HACKENSACK, N.J. -- Bergen County Prosecutor Gurbir S. Grewal continues his multi-pronged campaign against heroin and other opioid abuse with a summit in Hackensack on Friday.
The gathering, in the conference center at Two Bergen Plaza, begins with check-in at 9 a.m. The program begins at 9:30 a.m. and runs to 1:30 p.m., with a light lunch.
Experts, those in the field and county citizens are all welcomed.
Dr. Mark Rosenberg, the chairman of Emergency Medicine and Medical Director for Population Health at St. Joseph’s Healthcare System, will give the keynote address.
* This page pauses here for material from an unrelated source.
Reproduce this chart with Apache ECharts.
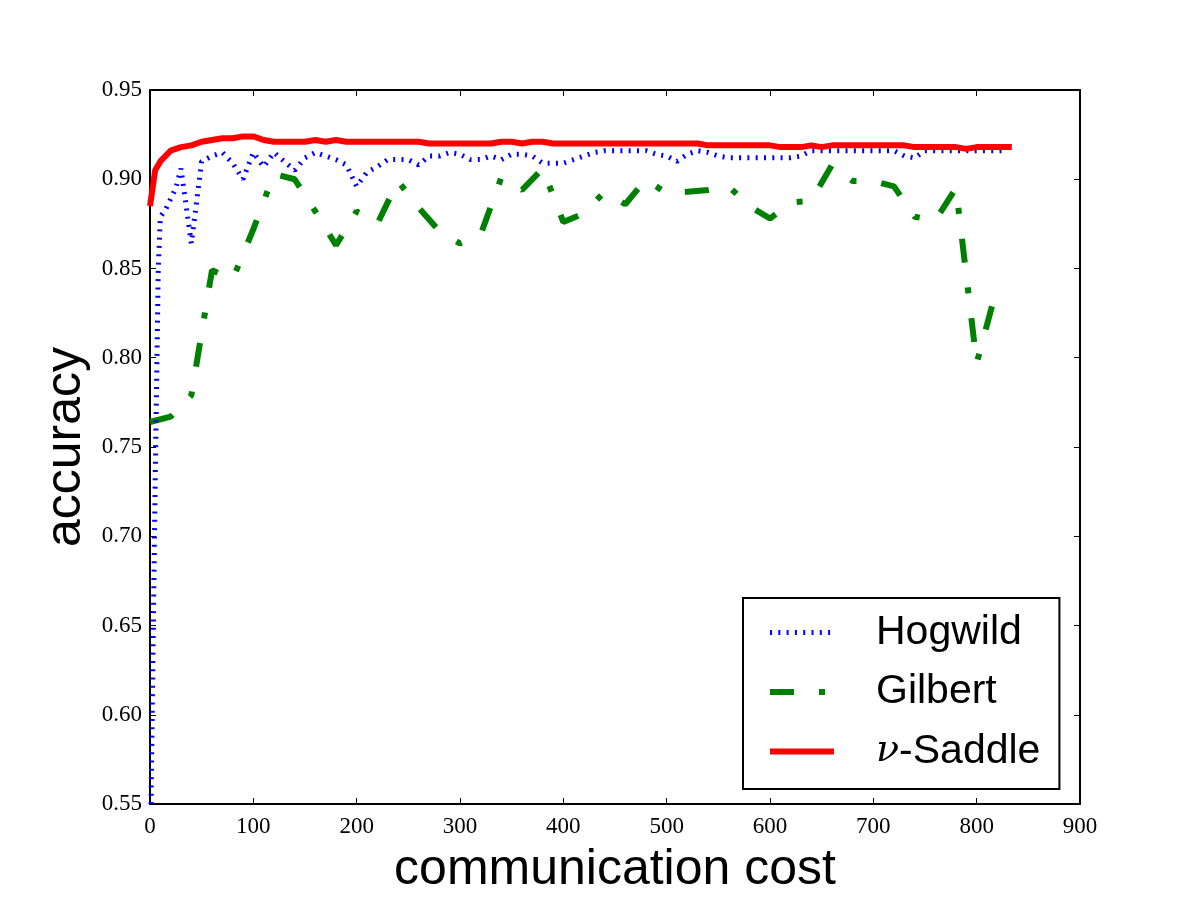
<!DOCTYPE html>
<html>
<head>
<meta charset="utf-8">
<title>accuracy vs communication cost</title>
<script src="https://cdn.jsdelivr.net/npm/echarts@6/dist/echarts.min.js"></script>
<style>
  html, body { margin: 0; padding: 0; background: #fff; }
  #chart { width: 1200px; height: 900px; }
</style>
</head>
<body>
<div id="chart"></div>
<script>
// values
const hogwildX = [1, 5, 8, 10, 15, 20, 25, 30, 40, 50, 60, 70, 80, 90, 100, 110, 120, 130, 140, 150, 160, 170, 180, 190, 200,
  210, 220, 230, 240, 250, 260, 270, 280, 290, 300, 310, 320, 330, 340, 350, 360, 370, 380, 390, 400,
  410, 420, 430, 440, 450, 460, 470, 480, 490, 500, 510, 520, 530, 540, 550, 560, 570, 580, 590, 600,
  610, 620, 630, 640, 650, 660, 670, 680, 690, 700, 710, 720, 730, 740, 750, 760, 770, 780, 790, 800,
  810, 820, 830]
const hogwildY = [0.55, 0.73, 0.85, 0.879, 0.883, 0.889, 0.895, 0.906, 0.864, 0.910, 0.913, 0.915, 0.909, 0.900, 0.915, 0.907, 0.915, 0.910, 0.905, 0.912, 0.915, 0.913, 0.911, 0.908, 0.896,
  0.904, 0.907, 0.911, 0.911, 0.911, 0.908, 0.913, 0.913, 0.915, 0.914, 0.911, 0.911, 0.913, 0.911, 0.914, 0.914, 0.913, 0.909, 0.909, 0.909,
  0.911, 0.913, 0.915, 0.916, 0.916, 0.916, 0.916, 0.916, 0.914, 0.913, 0.910, 0.914, 0.916, 0.915, 0.913, 0.912, 0.912, 0.912, 0.912, 0.912,
  0.912, 0.912, 0.913, 0.916, 0.916, 0.916, 0.916, 0.916, 0.916, 0.916, 0.916, 0.916, 0.913, 0.912, 0.916, 0.916, 0.916, 0.916, 0.916, 0.916,
  0.916, 0.916, 0.916]

const gilbertX = [0, 20, 40, 60, 80, 100, 120, 140, 160, 180, 200, 220, 240, 260, 280, 300, 320, 340, 360, 380, 400,
  420, 440, 460, 480, 500, 520, 540, 560, 580, 600, 620, 640, 660, 680, 700, 720, 740, 760, 780, 800, 820]
const gilbertY = [0.764, 0.767, 0.779, 0.849, 0.844, 0.872, 0.903, 0.900, 0.882, 0.863, 0.882, 0.875, 0.899, 0.884, 0.871, 0.864, 0.869, 0.901, 0.894, 0.906, 0.876,
  0.881, 0.893, 0.886, 0.900, 0.892, 0.893, 0.894, 0.896, 0.885, 0.878, 0.887, 0.888, 0.908, 0.899, 0.899, 0.896, 0.879, 0.877, 0.895, 0.797, 0.840]

const saddleX = [0, 5, 10, 20, 30, 40, 50, 60, 70, 80, 90, 100, 110, 120, 130, 140, 150, 160, 170, 180, 190, 200,
  210, 220, 230, 240, 250, 260, 270, 280, 290, 300, 310, 320, 330, 340, 350, 360, 370, 380, 390, 400,
  410, 420, 430, 440, 450, 460, 470, 480, 490, 500, 510, 520, 530, 540, 550, 560, 570, 580, 590, 600,
  610, 620, 630, 640, 650, 660, 670, 680, 690, 700, 710, 720, 730, 740, 750, 760, 770, 780, 790, 800,
  810, 820, 834]
const saddleY = [0.885, 0.905, 0.910, 0.916, 0.918, 0.919, 0.921, 0.922, 0.923, 0.923, 0.924, 0.924, 0.922, 0.921, 0.921, 0.921, 0.921, 0.922, 0.921, 0.922, 0.921, 0.921,
  0.921, 0.921, 0.921, 0.921, 0.921, 0.921, 0.920, 0.920, 0.920, 0.920, 0.920, 0.920, 0.920, 0.921, 0.921, 0.920, 0.921, 0.921, 0.920, 0.920,
  0.920, 0.920, 0.920, 0.920, 0.920, 0.920, 0.920, 0.920, 0.920, 0.920, 0.920, 0.920, 0.920, 0.919, 0.919, 0.919, 0.919, 0.919, 0.919, 0.919,
  0.918, 0.918, 0.918, 0.919, 0.918, 0.919, 0.919, 0.919, 0.919, 0.919, 0.919, 0.919, 0.919, 0.918, 0.918, 0.918, 0.918, 0.918, 0.917, 0.918,
  0.918, 0.918, 0.918]

const zip = (xs, ys) => xs.map((x, i) => [x, ys[i]])

const tickFont = { fontFamily: 'Liberation Serif', fontSize: 23, color: '#000' }
const sans = 'Liberation Sans'

const xBase = {
  type: 'value', min: 0, max: 900, interval: 100,
  splitLine: { show: false },
  axisLine: { show: true, onZero: false, lineStyle: { color: '#000', width: 2 } },
  axisTick: { show: true, inside: true, length: 6, lineStyle: { color: '#000', width: 1 } }
}
const yBase = {
  type: 'value', min: 0.55, max: 0.95, interval: 0.05,
  splitLine: { show: false },
  axisLine: { show: true, onZero: false, lineStyle: { color: '#000', width: 2 } },
  axisTick: { show: true, inside: true, length: 6, lineStyle: { color: '#000', width: 1 } }
}

const chart = echarts.init(document.getElementById('chart'), null, { renderer: 'canvas' })
chart.setOption({
  animation: false,
  backgroundColor: '#fff',
  grid: { left: 150, right: 120, top: 90, bottom: 90 },
  xAxis: [Object.assign({}, xBase, {
    position: 'bottom',
    name: 'communication cost',
    nameLocation: 'middle',
    nameGap: 41,
    nameTextStyle: { fontFamily: sans, fontSize: 50, color: '#000' },
    axisLabel: Object.assign({ margin: 11 }, tickFont)
  }), Object.assign({}, xBase, {
    position: 'top',
    axisLabel: { show: false }
  })],
  yAxis: [Object.assign({}, yBase, {
    position: 'left',
    name: 'accuracy',
    nameLocation: 'middle',
    nameGap: 56,
    nameRotate: 90,
    nameTextStyle: { fontFamily: sans, fontSize: 50, color: '#000' },
    axisLabel: Object.assign({ margin: 8, formatter: v => v.toFixed(2) }, tickFont)
  }), Object.assign({}, yBase, {
    position: 'right',
    axisLabel: { show: false }
  })],
  legend: {
    orient: 'vertical',
    left: 743,
    top: 598,
    padding: [14, 19, 17, 24],
    itemGap: 18.5,
    itemWidth: 64,
    itemHeight: 14,
    borderColor: '#000',
    borderWidth: 2,
    backgroundColor: '#fff',
    selectedMode: false,
    itemStyle: { opacity: 0 },
    lineStyle: { width: 'inherit' },
    formatter: name => name === 'ν-Saddle' ? '{nu|ν}-Saddle' : name,
    textStyle: {
      fontFamily: sans, fontSize: 41, lineHeight: 41, color: '#000',
      padding: [0, 0, 0, 37],
      rich: {
        nu: { fontFamily: 'DejaVu Serif', fontStyle: 'italic', fontSize: 38, lineHeight: 41, color: '#000' }
      }
    },
    data: ['Hogwild', 'Gilbert', 'ν-Saddle']
  },
  series: [{
    name: 'Hogwild',
    type: 'line',
    data: zip(hogwildX, hogwildY),
    showSymbol: false,
    symbol: 'none',
    z: 3,
    lineStyle: { color: '#0000ff', width: 5, type: [2, 6.3], cap: 'butt' },
    itemStyle: { color: '#0000ff' }
  }, {
    name: 'Gilbert',
    type: 'line',
    data: zip(gilbertX, gilbertY),
    showSymbol: false,
    symbol: 'none',
    z: 2,
    lineStyle: { color: '#008000', width: 6, type: [24, 25, 6, 25], cap: 'butt' },
    itemStyle: { color: '#008000' }
  }, {
    name: 'ν-Saddle',
    type: 'line',
    data: zip(saddleX, saddleY),
    showSymbol: false,
    symbol: 'none',
    z: 4,
    lineStyle: { color: '#ff0000', width: 6 },
    itemStyle: { color: '#ff0000' }
  }]
})
</script>
</body>
</html>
Panel discussions will be held on prevention, enforcement and treatment.
Panelists will include:
- Police Chiefs Kenneth Ehrenberg (Paramus), James O'Connor (Lyndhurst) and James Batelli (Mahwah);
- Bergen County Prosecutor's Detective Donnie Ingrasselino and Paramus Detective Sgt. James Teehan;
- Patrick Hughes, director of Behavorial Health Services at the Bergen County Jail;
- Joe Masciandaro, president/CEO of CarePlus NJ;
- Sue Marchese-Debiak, director of Addiction Serives at the Bergen County Department of Health Services;
- Gail Cole, co-founder of Hope and Healing After An Addiction Death.
Grewal, meanwhile, will discuss some of the innovative programs he’s spear-headed in collaboration with other public and private agencies.
A former federal prosecutor, he has united various disciplines to address the epidemic through programs that he said take law enforcement "out of our lane."
• A pilot program that allows users to walk into police stations one day per week to get the help they need. Right now, police in Lyndhurst, Paramus and Mahwah are operating the program;
• Pairing every surviving overdose victim with a "recovery specialist" who's been down the same road, provided by Paramus-based Children's Aid and Family Services;
• Following Bergen buyers to Paterson and elsewhere -- with the blessing of Grewal's Passaic County colleagues in blue -- then taking them into custody when they return and offering them treatment options, through "Operation Helping Hand."
After a recent "Helping Hand" roundup, 15 of 42 people arrested and brought to Grewal's office in Paramus agreed to accept intervention -- not in lieu of charges but to help them reclaim their lives.
Recovery specialists "stayed with" those who refused, eventually convincing 15 more to accept treatment.
Making it possible was Bergen Regional Medical Center's offer of however many of its 84 detox beds were needed, the prosecutor said.
"Some of [the users] relapsed, but that will happen," Grewal said. "We're going to stay with them."
Grewal has also gone into 50 ninth-grade classes and spoken to nearly 10,000 students about the perils of starting prescription pain medication at a young age -- including alerting them to their right to "informed consent," so that they can refuse such drugs no matter their age.